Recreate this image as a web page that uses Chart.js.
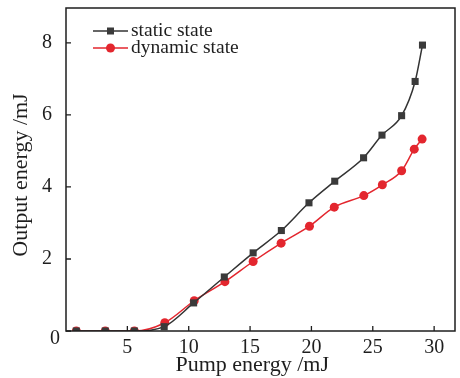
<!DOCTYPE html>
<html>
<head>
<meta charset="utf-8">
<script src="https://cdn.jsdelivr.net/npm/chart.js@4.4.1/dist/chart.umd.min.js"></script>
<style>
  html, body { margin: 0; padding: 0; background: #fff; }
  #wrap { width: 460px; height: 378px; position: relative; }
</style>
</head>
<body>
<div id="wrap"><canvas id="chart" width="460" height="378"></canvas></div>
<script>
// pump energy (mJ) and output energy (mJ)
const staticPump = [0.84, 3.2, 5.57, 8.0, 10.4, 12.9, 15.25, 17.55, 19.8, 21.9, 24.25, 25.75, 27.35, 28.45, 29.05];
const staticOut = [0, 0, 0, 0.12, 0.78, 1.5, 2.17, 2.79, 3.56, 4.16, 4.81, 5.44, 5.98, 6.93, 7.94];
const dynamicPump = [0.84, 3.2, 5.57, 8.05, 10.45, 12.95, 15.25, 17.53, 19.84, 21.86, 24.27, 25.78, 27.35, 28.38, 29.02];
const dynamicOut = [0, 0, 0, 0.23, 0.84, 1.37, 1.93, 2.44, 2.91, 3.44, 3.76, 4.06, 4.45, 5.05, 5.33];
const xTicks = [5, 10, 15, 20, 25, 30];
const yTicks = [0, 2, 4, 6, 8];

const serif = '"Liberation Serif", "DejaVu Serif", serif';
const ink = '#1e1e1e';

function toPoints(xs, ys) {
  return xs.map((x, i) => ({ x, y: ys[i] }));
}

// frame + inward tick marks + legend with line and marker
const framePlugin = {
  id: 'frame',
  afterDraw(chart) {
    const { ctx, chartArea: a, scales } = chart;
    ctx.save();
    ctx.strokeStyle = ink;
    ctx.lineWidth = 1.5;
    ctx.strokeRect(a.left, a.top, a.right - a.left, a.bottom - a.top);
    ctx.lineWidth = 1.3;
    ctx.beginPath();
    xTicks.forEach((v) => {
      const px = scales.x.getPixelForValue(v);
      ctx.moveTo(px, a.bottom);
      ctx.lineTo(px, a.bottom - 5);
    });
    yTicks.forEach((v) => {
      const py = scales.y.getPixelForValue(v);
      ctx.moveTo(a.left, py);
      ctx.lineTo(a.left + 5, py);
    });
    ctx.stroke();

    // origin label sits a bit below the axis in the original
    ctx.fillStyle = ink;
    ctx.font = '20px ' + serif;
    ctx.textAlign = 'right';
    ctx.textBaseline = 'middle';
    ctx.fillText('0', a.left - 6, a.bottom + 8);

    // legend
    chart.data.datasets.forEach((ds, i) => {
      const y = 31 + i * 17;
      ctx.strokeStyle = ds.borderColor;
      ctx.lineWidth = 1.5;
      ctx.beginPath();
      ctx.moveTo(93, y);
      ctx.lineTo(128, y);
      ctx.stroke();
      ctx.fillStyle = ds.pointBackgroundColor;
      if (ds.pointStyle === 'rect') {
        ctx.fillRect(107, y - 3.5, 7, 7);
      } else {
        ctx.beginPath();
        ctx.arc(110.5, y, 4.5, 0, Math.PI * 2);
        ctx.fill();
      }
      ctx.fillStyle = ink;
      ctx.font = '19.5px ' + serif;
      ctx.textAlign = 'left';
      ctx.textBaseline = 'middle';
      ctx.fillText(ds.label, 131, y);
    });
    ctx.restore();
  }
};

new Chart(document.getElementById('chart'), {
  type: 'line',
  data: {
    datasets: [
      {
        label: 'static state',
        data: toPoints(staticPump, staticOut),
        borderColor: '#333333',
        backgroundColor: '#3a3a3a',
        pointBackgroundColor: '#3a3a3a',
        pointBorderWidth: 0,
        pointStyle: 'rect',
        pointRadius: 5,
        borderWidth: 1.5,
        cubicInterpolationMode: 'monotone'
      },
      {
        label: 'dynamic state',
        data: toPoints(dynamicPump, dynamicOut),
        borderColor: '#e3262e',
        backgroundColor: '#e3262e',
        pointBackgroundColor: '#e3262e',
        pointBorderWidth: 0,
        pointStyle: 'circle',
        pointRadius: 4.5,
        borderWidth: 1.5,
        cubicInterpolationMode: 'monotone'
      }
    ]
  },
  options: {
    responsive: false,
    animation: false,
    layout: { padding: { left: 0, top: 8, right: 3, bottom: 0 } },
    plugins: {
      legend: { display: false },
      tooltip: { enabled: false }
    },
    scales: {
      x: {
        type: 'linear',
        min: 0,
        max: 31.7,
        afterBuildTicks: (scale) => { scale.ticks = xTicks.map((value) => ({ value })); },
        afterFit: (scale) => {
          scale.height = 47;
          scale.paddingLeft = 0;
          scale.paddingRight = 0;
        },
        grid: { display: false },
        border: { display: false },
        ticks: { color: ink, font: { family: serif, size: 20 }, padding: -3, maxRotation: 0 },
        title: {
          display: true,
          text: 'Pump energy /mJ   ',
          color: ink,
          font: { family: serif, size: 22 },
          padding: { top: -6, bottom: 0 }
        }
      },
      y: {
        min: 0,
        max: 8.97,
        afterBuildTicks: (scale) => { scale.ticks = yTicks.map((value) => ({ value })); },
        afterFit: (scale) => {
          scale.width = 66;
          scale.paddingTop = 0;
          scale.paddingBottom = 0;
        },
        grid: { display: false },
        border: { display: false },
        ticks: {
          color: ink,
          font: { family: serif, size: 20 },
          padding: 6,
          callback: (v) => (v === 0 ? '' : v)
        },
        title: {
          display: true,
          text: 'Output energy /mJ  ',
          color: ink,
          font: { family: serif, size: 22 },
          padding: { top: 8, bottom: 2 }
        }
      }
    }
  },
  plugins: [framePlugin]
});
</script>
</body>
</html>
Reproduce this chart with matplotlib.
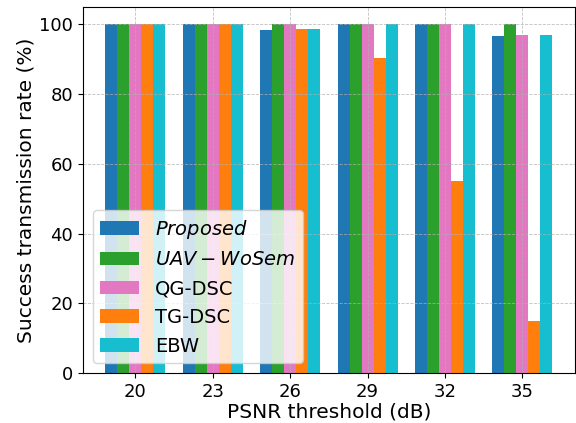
┄┄┄┄┄┄┄┄┄┄┄┄┄┄┄┄┄┄┄┄
◆ **Problem**:
Print all of the entries word for word. Skip any images they contain.

◆ **Task response**:
Recreate this image as a web page that uses Chart.js.
<!DOCTYPE html>
<html>
<head>
<meta charset="utf-8">
<script src="https://cdn.jsdelivr.net/npm/chart.js@4.4.1/dist/chart.umd.min.js"></script>
<style>
  html, body { margin: 0; padding: 0; background: #fff; }
  #wrap { width: 460px; height: 378px; position: relative; }
</style>
</head>
<body>
<div id="wrap"><canvas id="chart" width="460" height="378"></canvas></div>
<script>
// pump energy (mJ) and output energy (mJ)
const staticPump = [0.84, 3.2, 5.57, 8.0, 10.4, 12.9, 15.25, 17.55, 19.8, 21.9, 24.25, 25.75, 27.35, 28.45, 29.05];
const staticOut = [0, 0, 0, 0.12, 0.78, 1.5, 2.17, 2.79, 3.56, 4.16, 4.81, 5.44, 5.98, 6.93, 7.94];
const dynamicPump = [0.84, 3.2, 5.57, 8.05, 10.45, 12.95, 15.25, 17.53, 19.84, 21.86, 24.27, 25.78, 27.35, 28.38, 29.02];
const dynamicOut = [0, 0, 0, 0.23, 0.84, 1.37, 1.93, 2.44, 2.91, 3.44, 3.76, 4.06, 4.45, 5.05, 5.33];
const xTicks = [5, 10, 15, 20, 25, 30];
const yTicks = [0, 2, 4, 6, 8];

const serif = '"Liberation Serif", "DejaVu Serif", serif';
const ink = '#1e1e1e';

function toPoints(xs, ys) {
  return xs.map((x, i) => ({ x, y: ys[i] }));
}

// frame + inward tick marks + legend with line and marker
const framePlugin = {
  id: 'frame',
  afterDraw(chart) {
    const { ctx, chartArea: a, scales } = chart;
    ctx.save();
    ctx.strokeStyle = ink;
    ctx.lineWidth = 1.5;
    ctx.strokeRect(a.left, a.top, a.right - a.left, a.bottom - a.top);
    ctx.lineWidth = 1.3;
    ctx.beginPath();
    xTicks.forEach((v) => {
      const px = scales.x.getPixelForValue(v);
      ctx.moveTo(px, a.bottom);
      ctx.lineTo(px, a.bottom - 5);
    });
    yTicks.forEach((v) => {
      const py = scales.y.getPixelForValue(v);
      ctx.moveTo(a.left, py);
      ctx.lineTo(a.left + 5, py);
    });
    ctx.stroke();

    // origin label sits a bit below the axis in the original
    ctx.fillStyle = ink;
    ctx.font = '20px ' + serif;
    ctx.textAlign = 'right';
    ctx.textBaseline = 'middle';
    ctx.fillText('0', a.left - 6, a.bottom + 8);

    // legend
    chart.data.datasets.forEach((ds, i) => {
      const y = 31 + i * 17;
      ctx.strokeStyle = ds.borderColor;
      ctx.lineWidth = 1.5;
      ctx.beginPath();
      ctx.moveTo(93, y);
      ctx.lineTo(128, y);
      ctx.stroke();
      ctx.fillStyle = ds.pointBackgroundColor;
      if (ds.pointStyle === 'rect') {
        ctx.fillRect(107, y - 3.5, 7, 7);
      } else {
        ctx.beginPath();
        ctx.arc(110.5, y, 4.5, 0, Math.PI * 2);
        ctx.fill();
      }
      ctx.fillStyle = ink;
      ctx.font = '19.5px ' + serif;
      ctx.textAlign = 'left';
      ctx.textBaseline = 'middle';
      ctx.fillText(ds.label, 131, y);
    });
    ctx.restore();
  }
};

new Chart(document.getElementById('chart'), {
  type: 'line',
  data: {
    datasets: [
      {
        label: 'static state',
        data: toPoints(staticPump, staticOut),
        borderColor: '#333333',
        backgroundColor: '#3a3a3a',
        pointBackgroundColor: '#3a3a3a',
        pointBorderWidth: 0,
        pointStyle: 'rect',
        pointRadius: 5,
        borderWidth: 1.5,
        cubicInterpolationMode: 'monotone'
      },
      {
        label: 'dynamic state',
        data: toPoints(dynamicPump, dynamicOut),
        borderColor: '#e3262e',
        backgroundColor: '#e3262e',
        pointBackgroundColor: '#e3262e',
        pointBorderWidth: 0,
        pointStyle: 'circle',
        pointRadius: 4.5,
        borderWidth: 1.5,
        cubicInterpolationMode: 'monotone'
      }
    ]
  },
  options: {
    responsive: false,
    animation: false,
    layout: { padding: { left: 0, top: 8, right: 3, bottom: 0 } },
    plugins: {
      legend: { display: false },
      tooltip: { enabled: false }
    },
    scales: {
      x: {
        type: 'linear',
        min: 0,
        max: 31.7,
        afterBuildTicks: (scale) => { scale.ticks = xTicks.map((value) => ({ value })); },
        afterFit: (scale) => {
          scale.height = 47;
          scale.paddingLeft = 0;
          scale.paddingRight = 0;
        },
        grid: { display: false },
        border: { display: false },
        ticks: { color: ink, font: { family: serif, size: 20 }, padding: -3, maxRotation: 0 },
        title: {
          display: true,
          text: 'Pump energy /mJ   ',
          color: ink,
          font: { family: serif, size: 22 },
          padding: { top: -6, bottom: 0 }
        }
      },
      y: {
        min: 0,
        max: 8.97,
        afterBuildTicks: (scale) => { scale.ticks = yTicks.map((value) => ({ value })); },
        afterFit: (scale) => {
          scale.width = 66;
          scale.paddingTop = 0;
          scale.paddingBottom = 0;
        },
        grid: { display: false },
        border: { display: false },
        ticks: {
          color: ink,
          font: { family: serif, size: 20 },
          padding: 6,
          callback: (v) => (v === 0 ? '' : v)
        },
        title: {
          display: true,
          text: 'Output energy /mJ  ',
          color: ink,
          font: { family: serif, size: 22 },
          padding: { top: 8, bottom: 2 }
        }
      }
    }
  },
  plugins: [framePlugin]
});
</script>
</body>
</html>
Reproduce this chart with matplotlib.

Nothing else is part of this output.